Written problem: Extract the entries in their exact form.

** Start Material shown **

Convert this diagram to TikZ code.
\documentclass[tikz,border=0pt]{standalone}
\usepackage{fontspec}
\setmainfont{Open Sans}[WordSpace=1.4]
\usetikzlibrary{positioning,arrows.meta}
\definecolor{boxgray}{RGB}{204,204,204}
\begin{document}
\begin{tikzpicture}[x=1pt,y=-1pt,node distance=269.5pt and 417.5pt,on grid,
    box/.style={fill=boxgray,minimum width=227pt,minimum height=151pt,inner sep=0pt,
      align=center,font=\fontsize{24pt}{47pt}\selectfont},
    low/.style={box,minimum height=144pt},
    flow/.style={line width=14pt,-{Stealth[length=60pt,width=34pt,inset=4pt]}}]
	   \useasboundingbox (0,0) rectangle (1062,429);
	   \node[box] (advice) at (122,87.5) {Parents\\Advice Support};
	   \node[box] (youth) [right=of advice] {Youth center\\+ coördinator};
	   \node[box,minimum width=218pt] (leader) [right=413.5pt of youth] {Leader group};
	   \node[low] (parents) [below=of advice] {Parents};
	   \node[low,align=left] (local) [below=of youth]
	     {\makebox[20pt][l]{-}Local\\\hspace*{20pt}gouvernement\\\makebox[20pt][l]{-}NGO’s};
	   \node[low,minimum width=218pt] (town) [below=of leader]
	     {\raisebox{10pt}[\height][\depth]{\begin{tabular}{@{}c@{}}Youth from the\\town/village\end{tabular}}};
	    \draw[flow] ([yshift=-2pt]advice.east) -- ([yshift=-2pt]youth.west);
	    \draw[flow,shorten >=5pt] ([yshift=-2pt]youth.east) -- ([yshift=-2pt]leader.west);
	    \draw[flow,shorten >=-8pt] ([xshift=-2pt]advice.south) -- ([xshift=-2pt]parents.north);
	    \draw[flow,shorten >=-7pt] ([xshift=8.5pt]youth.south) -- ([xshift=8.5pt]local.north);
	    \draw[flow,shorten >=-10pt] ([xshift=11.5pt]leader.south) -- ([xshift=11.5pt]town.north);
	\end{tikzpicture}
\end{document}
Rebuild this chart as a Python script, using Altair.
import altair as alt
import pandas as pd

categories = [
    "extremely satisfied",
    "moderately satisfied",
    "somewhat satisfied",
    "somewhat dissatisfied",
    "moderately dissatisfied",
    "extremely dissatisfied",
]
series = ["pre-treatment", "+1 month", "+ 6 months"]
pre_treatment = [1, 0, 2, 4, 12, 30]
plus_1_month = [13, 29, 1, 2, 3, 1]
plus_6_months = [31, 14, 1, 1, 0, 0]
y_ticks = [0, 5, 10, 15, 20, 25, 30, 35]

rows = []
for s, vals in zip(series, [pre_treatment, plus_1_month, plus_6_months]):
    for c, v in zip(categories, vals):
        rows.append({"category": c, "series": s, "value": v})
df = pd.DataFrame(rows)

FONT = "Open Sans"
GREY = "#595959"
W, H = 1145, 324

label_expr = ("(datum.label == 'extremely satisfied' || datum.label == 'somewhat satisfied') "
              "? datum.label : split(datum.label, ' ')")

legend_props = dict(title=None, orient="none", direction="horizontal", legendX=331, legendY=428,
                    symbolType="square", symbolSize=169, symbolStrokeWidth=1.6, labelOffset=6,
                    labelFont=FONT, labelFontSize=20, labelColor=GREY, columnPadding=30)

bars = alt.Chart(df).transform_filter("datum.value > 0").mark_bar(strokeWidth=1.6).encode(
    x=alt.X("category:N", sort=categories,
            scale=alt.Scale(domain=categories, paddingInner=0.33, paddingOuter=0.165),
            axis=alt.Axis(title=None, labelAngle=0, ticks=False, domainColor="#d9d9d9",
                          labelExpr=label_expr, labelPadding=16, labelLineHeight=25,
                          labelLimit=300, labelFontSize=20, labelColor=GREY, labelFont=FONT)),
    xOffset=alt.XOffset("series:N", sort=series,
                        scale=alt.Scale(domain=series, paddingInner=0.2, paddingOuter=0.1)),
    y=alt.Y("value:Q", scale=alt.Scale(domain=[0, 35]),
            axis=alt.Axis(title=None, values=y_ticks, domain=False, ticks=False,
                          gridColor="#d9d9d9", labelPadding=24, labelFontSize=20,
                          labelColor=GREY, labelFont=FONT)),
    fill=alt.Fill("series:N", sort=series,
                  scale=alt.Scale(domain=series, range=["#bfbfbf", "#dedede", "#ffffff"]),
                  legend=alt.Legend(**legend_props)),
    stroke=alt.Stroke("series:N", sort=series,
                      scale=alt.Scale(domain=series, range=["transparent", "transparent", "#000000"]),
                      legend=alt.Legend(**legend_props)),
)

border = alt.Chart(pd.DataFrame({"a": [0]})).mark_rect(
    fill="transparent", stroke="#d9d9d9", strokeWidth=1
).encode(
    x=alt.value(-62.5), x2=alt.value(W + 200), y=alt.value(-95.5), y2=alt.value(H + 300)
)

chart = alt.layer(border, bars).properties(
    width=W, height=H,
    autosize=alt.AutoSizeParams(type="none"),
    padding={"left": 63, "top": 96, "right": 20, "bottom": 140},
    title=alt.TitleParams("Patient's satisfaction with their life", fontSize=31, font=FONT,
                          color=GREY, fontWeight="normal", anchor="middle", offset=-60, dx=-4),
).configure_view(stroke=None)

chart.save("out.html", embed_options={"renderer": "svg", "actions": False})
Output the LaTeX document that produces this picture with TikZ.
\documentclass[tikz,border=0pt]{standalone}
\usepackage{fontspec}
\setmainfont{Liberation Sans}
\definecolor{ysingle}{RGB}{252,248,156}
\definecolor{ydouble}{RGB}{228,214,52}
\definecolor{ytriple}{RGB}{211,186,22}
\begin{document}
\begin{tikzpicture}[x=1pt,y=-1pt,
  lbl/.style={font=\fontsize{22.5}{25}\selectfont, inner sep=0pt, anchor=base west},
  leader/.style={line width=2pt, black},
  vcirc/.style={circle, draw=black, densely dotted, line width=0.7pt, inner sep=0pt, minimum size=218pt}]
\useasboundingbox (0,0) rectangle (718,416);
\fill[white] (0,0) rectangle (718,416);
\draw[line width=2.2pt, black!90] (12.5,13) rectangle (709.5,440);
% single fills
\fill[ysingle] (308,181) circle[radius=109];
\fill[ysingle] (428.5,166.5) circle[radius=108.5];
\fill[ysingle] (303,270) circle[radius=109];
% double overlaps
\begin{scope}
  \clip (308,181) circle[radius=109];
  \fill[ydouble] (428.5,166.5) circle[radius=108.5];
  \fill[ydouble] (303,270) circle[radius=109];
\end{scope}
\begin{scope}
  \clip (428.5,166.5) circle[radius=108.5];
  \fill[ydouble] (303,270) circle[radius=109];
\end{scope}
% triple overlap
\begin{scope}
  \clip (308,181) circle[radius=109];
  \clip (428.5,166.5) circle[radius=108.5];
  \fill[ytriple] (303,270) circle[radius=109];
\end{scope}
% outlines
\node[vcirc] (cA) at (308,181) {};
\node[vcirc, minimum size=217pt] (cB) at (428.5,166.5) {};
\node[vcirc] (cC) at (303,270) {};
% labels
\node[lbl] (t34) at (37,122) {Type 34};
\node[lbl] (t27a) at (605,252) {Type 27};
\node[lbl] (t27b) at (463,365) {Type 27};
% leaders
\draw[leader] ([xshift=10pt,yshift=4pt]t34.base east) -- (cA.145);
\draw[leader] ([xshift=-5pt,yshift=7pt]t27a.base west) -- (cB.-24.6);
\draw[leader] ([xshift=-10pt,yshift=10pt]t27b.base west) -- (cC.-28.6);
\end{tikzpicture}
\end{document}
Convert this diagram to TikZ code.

** End Material shown **

Answer to the task:
Convert this diagram to TikZ code.
\documentclass[tikz,border=0pt]{standalone}
\usepackage{fontspec}
\setmainfont{Open Sans}[WordSpace=1.4]
\usetikzlibrary{positioning,arrows.meta}
\definecolor{boxgray}{RGB}{204,204,204}
\begin{document}
\begin{tikzpicture}[x=1pt,y=-1pt,node distance=269.5pt and 417.5pt,on grid,
    box/.style={fill=boxgray,minimum width=227pt,minimum height=151pt,inner sep=0pt,
      align=center,font=\fontsize{24pt}{47pt}\selectfont},
    low/.style={box,minimum height=144pt},
    flow/.style={line width=14pt,-{Stealth[length=60pt,width=34pt,inset=4pt]}}]
	   \useasboundingbox (0,0) rectangle (1062,429);
	   \node[box] (advice) at (122,87.5) {Parents\\Advice Support};
	   \node[box] (youth) [right=of advice] {Youth center\\+ coördinator};
	   \node[box,minimum width=218pt] (leader) [right=413.5pt of youth] {Leader group};
	   \node[low] (parents) [below=of advice] {Parents};
	   \node[low,align=left] (local) [below=of youth]
	     {\makebox[20pt][l]{-}Local\\\hspace*{20pt}gouvernement\\\makebox[20pt][l]{-}NGO’s};
	   \node[low,minimum width=218pt] (town) [below=of leader]
	     {\raisebox{10pt}[\height][\depth]{\begin{tabular}{@{}c@{}}Youth from the\\town/village\end{tabular}}};
	    \draw[flow] ([yshift=-2pt]advice.east) -- ([yshift=-2pt]youth.west);
	    \draw[flow,shorten >=5pt] ([yshift=-2pt]youth.east) -- ([yshift=-2pt]leader.west);
	    \draw[flow,shorten >=-8pt] ([xshift=-2pt]advice.south) -- ([xshift=-2pt]parents.north);
	    \draw[flow,shorten >=-7pt] ([xshift=8.5pt]youth.south) -- ([xshift=8.5pt]local.north);
	    \draw[flow,shorten >=-10pt] ([xshift=11.5pt]leader.south) -- ([xshift=11.5pt]town.north);
	\end{tikzpicture}
\end{document}
Rebuild this chart as a Python script, using Altair.
import altair as alt
import pandas as pd

categories = [
    "extremely satisfied",
    "moderately satisfied",
    "somewhat satisfied",
    "somewhat dissatisfied",
    "moderately dissatisfied",
    "extremely dissatisfied",
]
series = ["pre-treatment", "+1 month", "+ 6 months"]
pre_treatment = [1, 0, 2, 4, 12, 30]
plus_1_month = [13, 29, 1, 2, 3, 1]
plus_6_months = [31, 14, 1, 1, 0, 0]
y_ticks = [0, 5, 10, 15, 20, 25, 30, 35]

rows = []
for s, vals in zip(series, [pre_treatment, plus_1_month, plus_6_months]):
    for c, v in zip(categories, vals):
        rows.append({"category": c, "series": s, "value": v})
df = pd.DataFrame(rows)

FONT = "Open Sans"
GREY = "#595959"
W, H = 1145, 324

label_expr = ("(datum.label == 'extremely satisfied' || datum.label == 'somewhat satisfied') "
              "? datum.label : split(datum.label, ' ')")

legend_props = dict(title=None, orient="none", direction="horizontal", legendX=331, legendY=428,
                    symbolType="square", symbolSize=169, symbolStrokeWidth=1.6, labelOffset=6,
                    labelFont=FONT, labelFontSize=20, labelColor=GREY, columnPadding=30)

bars = alt.Chart(df).transform_filter("datum.value > 0").mark_bar(strokeWidth=1.6).encode(
    x=alt.X("category:N", sort=categories,
            scale=alt.Scale(domain=categories, paddingInner=0.33, paddingOuter=0.165),
            axis=alt.Axis(title=None, labelAngle=0, ticks=False, domainColor="#d9d9d9",
                          labelExpr=label_expr, labelPadding=16, labelLineHeight=25,
                          labelLimit=300, labelFontSize=20, labelColor=GREY, labelFont=FONT)),
    xOffset=alt.XOffset("series:N", sort=series,
                        scale=alt.Scale(domain=series, paddingInner=0.2, paddingOuter=0.1)),
    y=alt.Y("value:Q", scale=alt.Scale(domain=[0, 35]),
            axis=alt.Axis(title=None, values=y_ticks, domain=False, ticks=False,
                          gridColor="#d9d9d9", labelPadding=24, labelFontSize=20,
                          labelColor=GREY, labelFont=FONT)),
    fill=alt.Fill("series:N", sort=series,
                  scale=alt.Scale(domain=series, range=["#bfbfbf", "#dedede", "#ffffff"]),
                  legend=alt.Legend(**legend_props)),
    stroke=alt.Stroke("series:N", sort=series,
                      scale=alt.Scale(domain=series, range=["transparent", "transparent", "#000000"]),
                      legend=alt.Legend(**legend_props)),
)

border = alt.Chart(pd.DataFrame({"a": [0]})).mark_rect(
    fill="transparent", stroke="#d9d9d9", strokeWidth=1
).encode(
    x=alt.value(-62.5), x2=alt.value(W + 200), y=alt.value(-95.5), y2=alt.value(H + 300)
)

chart = alt.layer(border, bars).properties(
    width=W, height=H,
    autosize=alt.AutoSizeParams(type="none"),
    padding={"left": 63, "top": 96, "right": 20, "bottom": 140},
    title=alt.TitleParams("Patient's satisfaction with their life", fontSize=31, font=FONT,
                          color=GREY, fontWeight="normal", anchor="middle", offset=-60, dx=-4),
).configure_view(stroke=None)

chart.save("out.html", embed_options={"renderer": "svg", "actions": False})
Output the LaTeX document that produces this picture with TikZ.
\documentclass[tikz,border=0pt]{standalone}
\usepackage{fontspec}
\setmainfont{Liberation Sans}
\definecolor{ysingle}{RGB}{252,248,156}
\definecolor{ydouble}{RGB}{228,214,52}
\definecolor{ytriple}{RGB}{211,186,22}
\begin{document}
\begin{tikzpicture}[x=1pt,y=-1pt,
  lbl/.style={font=\fontsize{22.5}{25}\selectfont, inner sep=0pt, anchor=base west},
  leader/.style={line width=2pt, black},
  vcirc/.style={circle, draw=black, densely dotted, line width=0.7pt, inner sep=0pt, minimum size=218pt}]
\useasboundingbox (0,0) rectangle (718,416);
\fill[white] (0,0) rectangle (718,416);
\draw[line width=2.2pt, black!90] (12.5,13) rectangle (709.5,440);
% single fills
\fill[ysingle] (308,181) circle[radius=109];
\fill[ysingle] (428.5,166.5) circle[radius=108.5];
\fill[ysingle] (303,270) circle[radius=109];
% double overlaps
\begin{scope}
  \clip (308,181) circle[radius=109];
  \fill[ydouble] (428.5,166.5) circle[radius=108.5];
  \fill[ydouble] (303,270) circle[radius=109];
\end{scope}
\begin{scope}
  \clip (428.5,166.5) circle[radius=108.5];
  \fill[ydouble] (303,270) circle[radius=109];
\end{scope}
% triple overlap
\begin{scope}
  \clip (308,181) circle[radius=109];
  \clip (428.5,166.5) circle[radius=108.5];
  \fill[ytriple] (303,270) circle[radius=109];
\end{scope}
% outlines
\node[vcirc] (cA) at (308,181) {};
\node[vcirc, minimum size=217pt] (cB) at (428.5,166.5) {};
\node[vcirc] (cC) at (303,270) {};
% labels
\node[lbl] (t34) at (37,122) {Type 34};
\node[lbl] (t27a) at (605,252) {Type 27};
\node[lbl] (t27b) at (463,365) {Type 27};
% leaders
\draw[leader] ([xshift=10pt,yshift=4pt]t34.base east) -- (cA.145);
\draw[leader] ([xshift=-5pt,yshift=7pt]t27a.base west) -- (cB.-24.6);
\draw[leader] ([xshift=-10pt,yshift=10pt]t27b.base west) -- (cC.-28.6);
\end{tikzpicture}
\end{document}
Convert this diagram to TikZ code.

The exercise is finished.